A group of MPs who defected from breakaway party Change UK have formed a new group in Parliament.

The Independents is described as "a co-operative of politicians working together" in the Commons, rather than a new party.

Heidi Allen, Luciana Berger, Gavin Shuker and Angela Smith - who left the Conservatives and Labour in February to set up Change UK - are the new grouping's founder members.

They have also been joined by former Labour MP John Woodcock, and it is understood former Tory Nick Boles and ex-Labour MP Ian Austin could also sign up.

Launching The Independents on Wednesday, a spokesperson said: “The Independents is the new home for independent politicians in Westminster.

“It launches today to encourage a stronger spirit of cross-party working and its members will work collaboratively in the national interest, including to prevent a damaging no-deal Brexit which will put the jobs and futures of young people of this country at risk.

“The group plans to operate in a different way to traditional political parties.”

It cites its core values as country first, collaboration, integrity, respect, leadership and openness. 

Change UK had 11 MPs when it launched, but only Anna Soubry, Ann Coffey, Mike Gapes, Chris Leslie and Joan Ryan remain after a major rift.

Former Labour frontbencher Chuka Umunna quit the party to join the Liberal Democrats, while ex-Tory MP Sarah Wollaston left and remains an independent.

Adding to the confusion, Heidi Allen has also set up another group, Unite To Remain, which is aimed at encouraging tactical voting to boost the number of anti-Brexit MPs in Parliament.

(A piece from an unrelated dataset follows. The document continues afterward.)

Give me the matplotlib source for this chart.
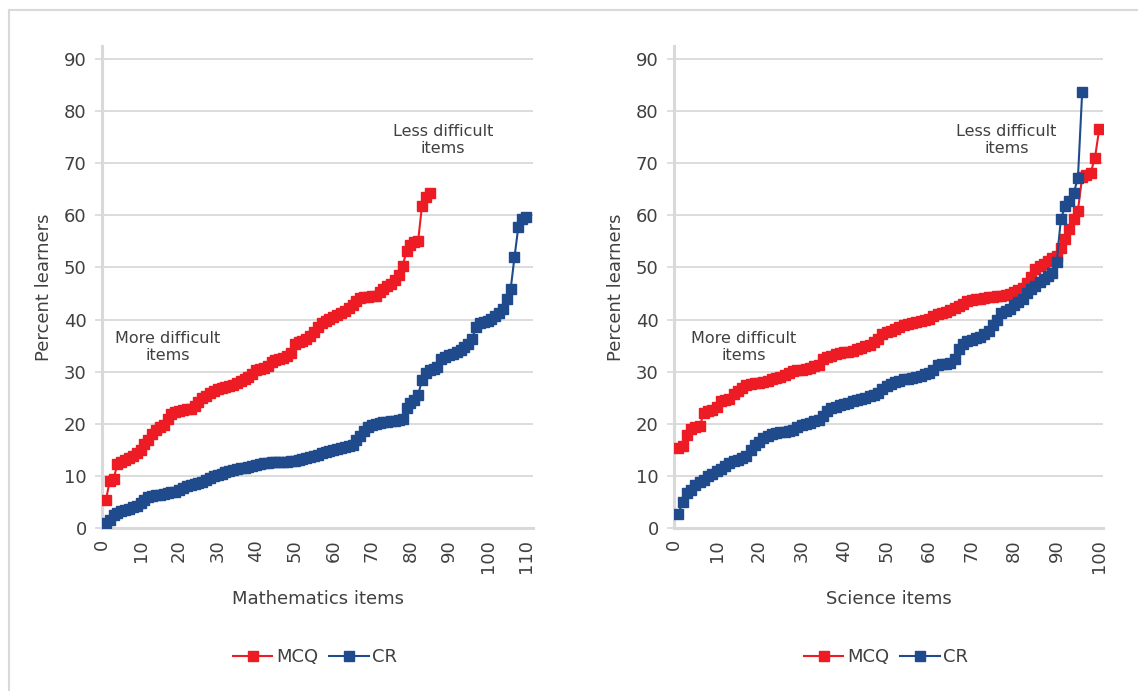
import matplotlib
matplotlib.use("Agg")
import matplotlib.pyplot as plt
from matplotlib.lines import Line2D

RED = "#ED1C24"
BLUE = "#1F4A8C"
GRID = "#D9D9D9"
TEXT = "#404040"

# ---- data (percent of learners answering correctly, items sorted)
math_mcq = [
    5.3, 9.0, 9.4, 12.3, 12.7, 13.0, 13.4, 13.9, 14.4, 15.0,
    16.2, 16.9, 18.0, 18.9, 19.4, 19.8, 21.0, 21.8, 22.2, 22.5,
    22.7, 22.8, 22.9, 23.4, 24.2, 25.0, 25.4, 25.9, 26.3, 26.6,
    26.8, 27.0, 27.2, 27.5, 27.9, 28.2, 28.5, 29.0, 29.5, 30.3,
    30.5, 30.7, 31.1, 31.8, 32.2, 32.4, 32.6, 33.0, 33.5, 35.3,
    35.6, 35.9, 36.3, 36.8, 37.6, 38.5, 39.3, 39.8, 40.2, 40.5,
    40.9, 41.2, 41.6, 42.2, 42.7, 43.5, 44.2, 44.3, 44.4, 44.5,
    44.6, 45.2, 45.8, 46.4, 46.9, 47.6, 48.6, 50.3, 53.2, 54.3,
    54.8, 55.1, 61.8, 63.6, 64.2,
]
math_cr = [
    1.0, 1.6, 2.4, 2.8, 3.2, 3.5, 3.7, 4.0, 4.3, 4.8,
    5.3, 5.9, 6.1, 6.3, 6.4, 6.6, 6.8, 6.9, 7.0, 7.2,
    7.6, 8.0, 8.2, 8.5, 8.6, 8.8, 9.3, 9.6, 9.9, 10.1,
    10.4, 10.7, 11.0, 11.2, 11.3, 11.5, 11.6, 11.8, 11.9, 12.1,
    12.3, 12.4, 12.5, 12.6, 12.6, 12.6, 12.6, 12.7, 12.8, 12.9,
    13.0, 13.2, 13.4, 13.6, 13.9, 14.1, 14.3, 14.6, 14.8, 15.0,
    15.2, 15.4, 15.5, 15.7, 16.0, 16.8, 17.6, 18.7, 19.4, 19.8,
    20.0, 20.2, 20.3, 20.4, 20.5, 20.6, 20.8, 21.0, 23.0, 24.0,
    24.6, 25.5, 28.4, 29.8, 30.3, 30.5, 30.9, 32.4, 32.9, 33.2,
    33.4, 33.8, 34.2, 34.8, 35.4, 36.3, 38.5, 39.3, 39.6, 39.8,
    40.2, 40.7, 41.3, 42.0, 44.0, 45.8, 52.0, 57.8, 59.3, 59.6,
]
sci_mcq = [
    15.4, 15.7, 17.9, 19.0, 19.3, 19.5, 22.0, 22.4, 22.7, 23.2,
    24.3, 24.6, 24.8, 25.8, 26.3, 26.8, 27.4, 27.6, 27.8, 27.9,
    28.1, 28.3, 28.5, 28.7, 29.0, 29.3, 29.8, 30.1, 30.3, 30.4,
    30.6, 30.8, 31.0, 31.3, 32.4, 32.8, 33.1, 33.4, 33.6, 33.7,
    33.8, 34.0, 34.3, 34.6, 34.9, 35.2, 35.6, 36.2, 37.3, 37.6,
    37.9, 38.2, 38.6, 39.0, 39.2, 39.3, 39.5, 39.7, 40.0, 40.2,
    40.6, 41.0, 41.2, 41.4, 41.8, 42.2, 42.6, 43.0, 43.5, 43.7,
    43.9, 44.0, 44.1, 44.3, 44.4, 44.5, 44.6, 44.8, 45.0, 45.3,
    45.6, 46.1, 47.0, 48.2, 49.8, 50.3, 50.7, 51.2, 51.9, 52.2,
    53.8, 55.4, 57.3, 59.3, 60.9, 67.4, 67.8, 68.2, 71.0, 76.5,
]
sci_cr = [
    2.6, 5.0, 6.8, 7.3, 8.2, 8.8, 9.3, 9.9, 10.3, 11.0,
    11.4, 11.9, 12.4, 12.8, 13.1, 13.4, 13.8, 15.0, 16.0, 16.5,
    17.2, 17.6, 18.1, 18.3, 18.4, 18.5, 18.7, 18.9, 19.3, 19.7,
    20.0, 20.2, 20.5, 20.8, 21.4, 22.5, 23.1, 23.3, 23.6, 23.8,
    24.0, 24.3, 24.5, 24.8, 25.0, 25.3, 25.6, 26.0, 26.6, 27.3,
    27.6, 28.1, 28.3, 28.5, 28.6, 28.8, 29.0, 29.2, 29.5, 29.8,
    30.4, 31.2, 31.4, 31.5, 31.6, 32.5, 34.3, 35.3, 35.9, 36.1,
    36.4, 36.7, 37.2, 37.8, 38.9, 40.0, 41.2, 41.7, 42.0, 42.8,
    43.3, 43.9, 45.1, 45.9, 46.5, 47.2, 47.7, 48.3, 49.0, 51.0,
    59.3, 61.8, 62.8, 64.3, 67.1, 83.6,
]

math_xticks = list(range(0, 111, 10))
sci_xticks = list(range(0, 101, 10))
yticks = list(range(0, 91, 10))

plt.rcParams['font.family'] = ['DejaVu Sans']

fig = plt.figure(figsize=(11.38, 6.91), dpi=100)

# light frame on the left and top like the source
fig.add_artist(Line2D([9 / 1138, 9 / 1138], [0, 1 - 10 / 691], color=GRID, lw=1.5, transform=fig.transFigure))
fig.add_artist(Line2D([9 / 1138, 1], [1 - 10 / 691, 1 - 10 / 691], color=GRID, lw=1.5, transform=fig.transFigure))


def draw_panel(rect, mcq, cr, xmax, xticks, xlabel, more_xy, less_xy, legend_x):
    ax = fig.add_axes(rect)
    ax.plot(range(1, len(mcq) + 1), mcq, color=RED, marker='s', ms=7.5, lw=1.5, label='MCQ', zorder=3)
    ax.plot(range(1, len(cr) + 1), cr, color=BLUE, marker='s', ms=7.5, lw=1.5, label='CR', zorder=3)

    ax.set_xlim(0, xmax)
    ax.set_ylim(0, 92.5)
    ax.set_xticks(xticks)
    ax.set_xticklabels([str(t) for t in xticks], rotation=90)
    ax.set_yticks(yticks)
    ax.grid(axis='y', color=GRID, lw=1.3)
    ax.set_axisbelow(True)

    for s in ['top', 'right']:
        ax.spines[s].set_visible(False)
    ax.spines['left'].set_color(GRID)
    ax.spines['left'].set_linewidth(2.2)
    ax.spines['bottom'].set_color(GRID)
    ax.spines['bottom'].set_linewidth(2.2)

    ax.tick_params(axis='y', length=5, width=1.2, color=GRID, labelsize=13, labelcolor=TEXT, pad=6)
    ax.tick_params(axis='x', length=0, labelsize=13, labelcolor=TEXT, pad=8)

    ax.set_ylabel('Percent learners', fontsize=13, color=TEXT, labelpad=8)
    ax.set_xlabel(xlabel, fontsize=13, color=TEXT, labelpad=12)

    ax.text(more_xy[0], more_xy[1], 'More difficult\nitems', ha='center', va='center',
            fontsize=11.5, color=TEXT, linespacing=1.15)
    ax.text(less_xy[0], less_xy[1], 'Less difficult\nitems', ha='center', va='center',
            fontsize=11.5, color=TEXT, linespacing=1.15)

    fig.legend(handles=ax.get_lines(), loc='center', bbox_to_anchor=(legend_x, 0.049),
               ncol=2, frameon=False, fontsize=13, handlelength=2.2, handletextpad=0.2,
               columnspacing=0.6, labelcolor=TEXT)
    return ax


draw_panel([102 / 1138, 1 - 528 / 691, 431 / 1138, 482 / 691], math_mcq, math_cr, 111.8,
           math_xticks, 'Mathematics items', (17, 34.7), (88.5, 74.5), 315 / 1138)
draw_panel([674 / 1138, 1 - 528 / 691, 429 / 1138, 482 / 691], sci_mcq, sci_cr, 100.9,
           sci_xticks, 'Science items', (16.4, 34.7), (78.2, 74.5), 886 / 1138)

fig.savefig('out.png', dpi=100)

Ms Allen told The Independent: "Brexit has shifted the tectonic plates and shifted politics and our way of operating more than anything before. With both Labour and the Tories moving to the extremes, people just don’t recognise politics any more.

"The only way we’re going to break out of that under first-past-the-post is to learn to work differently. I’m genuinely encouraged by the appetite in all the parties to try. We might not succeed and get as many seats as we’d like but we need to try to build a genuine centre-ground, internationalist movement."